"Jika terpidana selama masa percobaan sebagaimana dimaksud pada Ayat 1 tidak menunjukkan sikap dan perbuatan yang terpuji serta tidak ada harapan untuk diperbaiki, pidana mati dapat dilaksanakan atas perintah Jaksa Agung," demikian bunyi Pasal 100 Ayat 6 KUHP yang baru.
Namun banyak pengamat menilai bahwa mengapa hakim ketua tidak menyebutkan soal  "hukuman mati dengan masa percobaan 10 tahun" seperti bunyi pasal 100 KUHP baru, karena "Undang-undang Nomor 1 Tahun 2023 tentang KUHP baru itu berlaku tiga tahun setelah diundangkan. Sehingga KUHP baru itu tak mempengaruhi vonis hukuman mati terhadap Ferdy Sambo".
Akhirnya Dijatuhi Hukuman mati
Tak ada hal yang meringankan bagi Sambo, atas putusn PN Jakarta Selatan menjatuhkan hukuman pidana mati terhadap mantan Kadiv Propam Ferdy Sambo, yang terbukti secara sah "sengaja melakukan perbuatan pembunuhan berencana secara bersama-sama atas Nofriansyah Yoshua Hutabarat" ajudan Sambo pada 8 Juli 2022 di rumah dinasnya di Komplek Polri Duren Tiga Jakarta Selatan.
Dengan kapasitas sebagai kepalanya para pengadil polisi, kejahatan Sambo itu menjadi sangat luar biasa dari kejahatan yang sama yang dilakukan oleh awam.
Berbagai rekayasa yang dilakukan Sambo dan istrinya Putri Candrawathi yang diangap mengetahui kejadian dan ikut merencanakan, namun selalu berbelit-belit dalam persidangan, makin menguatkan putusan tersebut.
Bahkan tentang tuduhan pelecehan dan pemerkosaanpun  yang dituduhkan dilakukan Yoshua pada Putri Candrawathi, dinyatakan oleh hakim tidak terbukti dan tidak perlu dibuktikan untuk sebuah kasus pembunuhan berencana yang ancaman hukuman maksimalnya adalah hukuman mati.
Keterangan ini dikuatkan dalam kesaksian yang menyebut dalam persidangan, bahwa pelecehan itu sebenarna hanya ilusi belaka. Maka pernyataan hakim ketua, bahwa motif ini hanya didasarpakan pada perasaan kesal Putri kepada Joshua atau sesuatu yang tidak dijeaskan secara detail, sebagai sebab semua peristiwa pembunuhan ini terjadi.
Apakah jika keputusan hukuman mati kemudian berubah menjadi hukuman seumur hidup karena alasan KUHP baru, tidak akan menjadi preseden buruk pengadilan kita.

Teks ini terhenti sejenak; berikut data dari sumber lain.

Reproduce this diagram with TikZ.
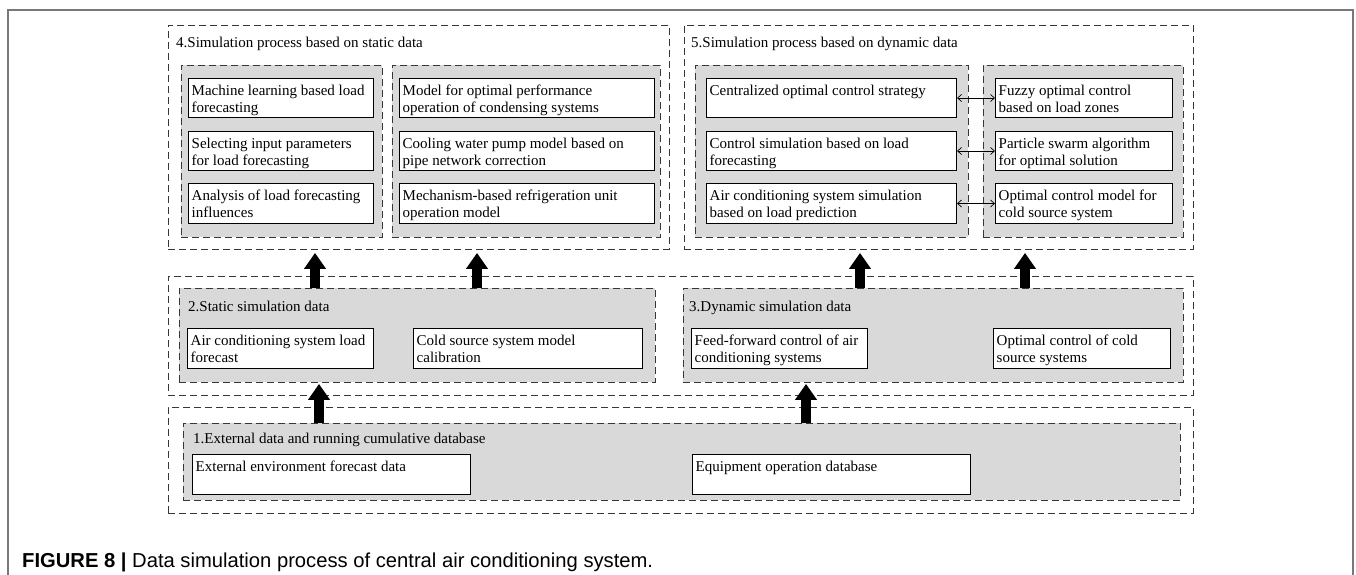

Meskipun dapat dijelaskan secara teknis, namun penjelasan itu tidak akan mudah diterima logika publik, yang melihat dengan gamalang bahwa Sambo telah melakukan kejahatan pemenuhan berencana didukung cerita pelecehan yang tak berdasar bukti kuat.
Dan jika memang hal itu secara hukum demikian adanya, maka harus ada penjelasan yang terang benderang agar tidak dianggap sebagai bentuk permainan keadilan dengan menggunakan KUHP.
Apakah ini juga yang mendasari mengapa Sambo tak begitu stress dan shock ketika mendengar keputusan hakim ketua, meski putusan vonis mati?.